第二,本文的研究发现在我国转型经济背景下,创业企业的政治行为确实可以帮助企业获取创业资源,有利于创业企业的成长,但诚如田莉等(2015)的建议,本文的研究结论并非鼓励创业企业进行非市场化的竞争行为,而是揭示了目前我国创业企业的现状,即存在着资源短缺且有效支持不足的问题,这就意味着作为转型时期的决策者和资源所有者,政府在制定相关政策时应注重创业企业的特点,为创业企业通过市场化手段获取资源创造良好的条件,例如优化创业行政审批程序,提升行政审批效率、加大创业企业税收优惠和补贴力度、建立多层次的创业资本市场等,引导创业企业将重心转移到企业产品、运营和市场方面中来。
第三,本文的研究还发现不同的创业环境属性对创业企业政治行为的影响效用是存在差异的,创业环境宽松性会削弱政治行为的效用,而创业环境动态性会增强政治行为的效用。对于创业企业来说,在环境快速变化、市场机会稍纵即逝的情况下,可以通过政治行为来快速获取资源抓住创业机会使企业获得发展,但是也应该意识到企业在渡过创建期后,要逐渐摆脱这种“缓冲带”式的发展方式,主动参与市场竞争,提升企业的竞争力。吴一平和王健(2015)认为随着制度环境的不断完善,创业者通过政治行为和政治网络取得公共资源的比例及可能性会不断减小,因此,对于经济转型时期的政府来说,要不断通过完善各种制度环境来加速行业的发展,努力营造宽松的创业氛围,减少企业通过政治行为获取资源的渠道,最终使创业企业走向市场化的道路,提升企业的竞争实力①。

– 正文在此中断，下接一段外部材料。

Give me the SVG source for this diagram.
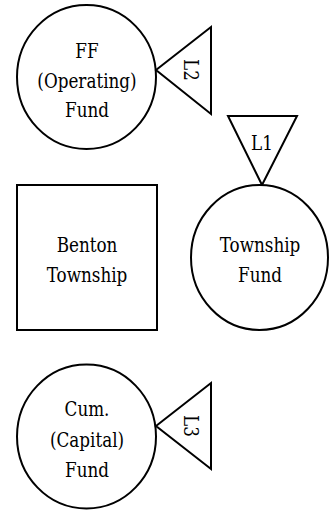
<svg xmlns="http://www.w3.org/2000/svg" width="329" height="510" viewBox="0 0 329 510">
<style>
.s{fill:#fff;stroke:#000;stroke-width:2}
</style>
<rect x="0" y="0" width="329" height="510" fill="#fff"/>
<g id="connectors"></g>
<g font-family="'DejaVu Serif', 'Liberation Serif', serif" font-size="21" text-anchor="middle" fill="#000">
<g id="ff-fund">
<ellipse class="s" cx="86.5" cy="77" rx="69.5" ry="72"/>
<g transform="translate(87,0) scale(0.8,1)"><text x="0" y="58">FF</text><text x="0" y="88">(Operating)</text><text x="0" y="117">Fund</text></g>
</g>
<g id="l2">
<polygon class="s" points="156,70 211,27 211,114"/>
<g transform="translate(192,70) rotate(90) scale(0.8,1)"><text x="0" y="0" dominant-baseline="central">L2</text></g>
</g>
<g id="l1">
<polygon class="s" points="228,116 297,116 262,185"/>
<g transform="translate(262,0) scale(0.8,1)"><text x="0" y="150">L1</text></g>
</g>
<g id="benton-township">
<rect class="s" x="17" y="185" width="140" height="145"/>
<g transform="translate(87,0) scale(0.8,1)"><text x="0" y="252">Benton</text><text x="0" y="282">Township</text></g>
</g>
<g id="township-fund">
<ellipse class="s" cx="259.5" cy="257.5" rx="68.5" ry="72.5"/>
<g transform="translate(260,0) scale(0.8,1)"><text x="0" y="252">Township</text><text x="0" y="282">Fund</text></g>
</g>
<g id="cum-fund">
<ellipse class="s" cx="86.5" cy="436.5" rx="69.5" ry="72"/>
<g transform="translate(87,0) scale(0.8,1)"><text x="0" y="416">Cum.</text><text x="0" y="447">(Capital)</text><text x="0" y="477">Fund</text></g>
</g>
<g id="l3">
<polygon class="s" points="156,426 211,383 211,469"/>
<g transform="translate(192,426) rotate(90) scale(0.8,1)"><text x="0" y="0" dominant-baseline="central">L3</text></g>
</g>
</g>
</svg>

① 2015 年WTO 十五年保护期正式结束,我国创业企业面临着激烈的市场竞争压力。
(三)局限性及未来研究展望
本文的局限性主要体现在以下几个方面:首先,创业企业政治行为表现方式是多种多样的,本文采用打点意愿来表示其政治行为可能存在测量偏差,未来可以尝试采用更为直观的政治行为测量方式,例如采用具体支出费用、支出运营比等变量进行表示。其次,本文验证了创业环境属性是影响企业政治行为以及资源获取的重要情境因素,基于成熟企业的研究认为企业政治行为会受到多种因素的影响(Hillman等,2009),仅仅考虑环境属性这一情境要素并不能代表转型经济时期的全部特点,因此,后续可以考虑引入多种情境因素进行探索,例如制度环境、行业因素、企业特点等。最后,本文有关创业环境属性对创业激情的调节效应假设未得到检验,创业激情作为一种情绪特质会受到多种多样因素的影响和制约,未来可进一步探索其影响因素以及其作用边界,以期通过这一特质为创业企业成长做出贡献。